Le champion hors-catégorie des auteurs-compositeurs reste de loin Georges, qui fut de beaucoup le plus interdit de diffusion, et ce n’était que justice car c’était aussi le plus talentueux.
Hélas cet admirable travail de sape des censeurs ne porta ses fruits que le temps d’une saison, puisque toutes ses chansons sont aujourd’hui autorisées et appréciées du public. Seule manque à l’appel la dernière strophe du Gorille, que l’auteur eut la prudence d’autocensurer, car elle concernait un magistrat violé par le quadrumane. Comme elle est restée toujours inconnue du plus grand nombre, je me fais une joie de la livrer à tous ceux qui savent par cœur les poésies de Georges, pour qu’ils complètent Le Gorille, qu’ils se délectaient à chanter en s’accompagnant à la guitare.
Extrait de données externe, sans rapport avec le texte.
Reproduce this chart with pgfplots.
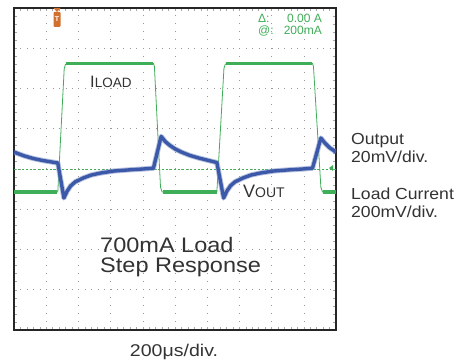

La voici donc :

Nous terminerons cette histoire
Par un conseil aux chats fourrés
Redoutant l'attaque notoire
Qu'un d'eux subit dans les fourrés.
Quand un singe fauteur d'opprobre
Hante les rues de leur quartier
Ils n'ont qu'Ă  retirer leur robe
Ou mieux, à changer de métier.

Comme sabrer a postériori une œuvre déjà écrite, n’est qu’un coup d’épée dans l’eau, il fallut remédier à cette grave lacune, et censurer non pas après la publication, mais avant. Les Américains toujours en avance, passèrent à la vitesse supérieure et inventèrent les admirables sensitive readers.
S’étant avisés qu’une œuvre littéraire pouvait contenir des termes susceptibles de heurter la sensibilité de certains, ils décidèrent de soumettre le livre à des lecteurs sensibles, avant même sa livraison à l’éditeur. Des officines virent alors le jour, où des spécialistes au tarif syndical de 250 dollars minimum par ouvrage, prennent soin de débusquer avec leur œil de lynx, le moindre mot qui pourrait choquer. A titre d’exemple, un auteur de romans policiers ayant eu le malheur à propos d’un chien amputé d’une patte, d’écrire estropié, vit le qualificatif coupable supprimé à juste titre, car il aurait pu peiner un lecteur lui-même handicapé.
La morale doit être férocement irréprochable, et aucun auteur ne saurait être autorisé à chatouiller l’épiderme de quiconque, surtout s’il fait partie d’une minorité. Dès lors le besoin se fit vite sentir d’avoir recours à des spécialistes, fins connaisseurs de la sensibilité particulière des hispaniques, des noirs, des obèses, des maigrichons, ou même des Martiens, on ne sait jamais.
J’ignore si les romans à l’eau de rose ou les livres des saints sont seuls autorisés, mais j’en doute.
Cette intéressante évolution n’est pas encore parvenue en France, mais il ne faut pas perdre espoir, cela finira bien par arriver. Inutile de dire que le présent ouvrage ne saurait passer sous de telles fourches caudines, et qu’aucun mot n’échapperait au pilori. Sauf peut-être la tête de chapitre : Préface, bien que les greffés du visage puissent à juste titre s’en offusquer.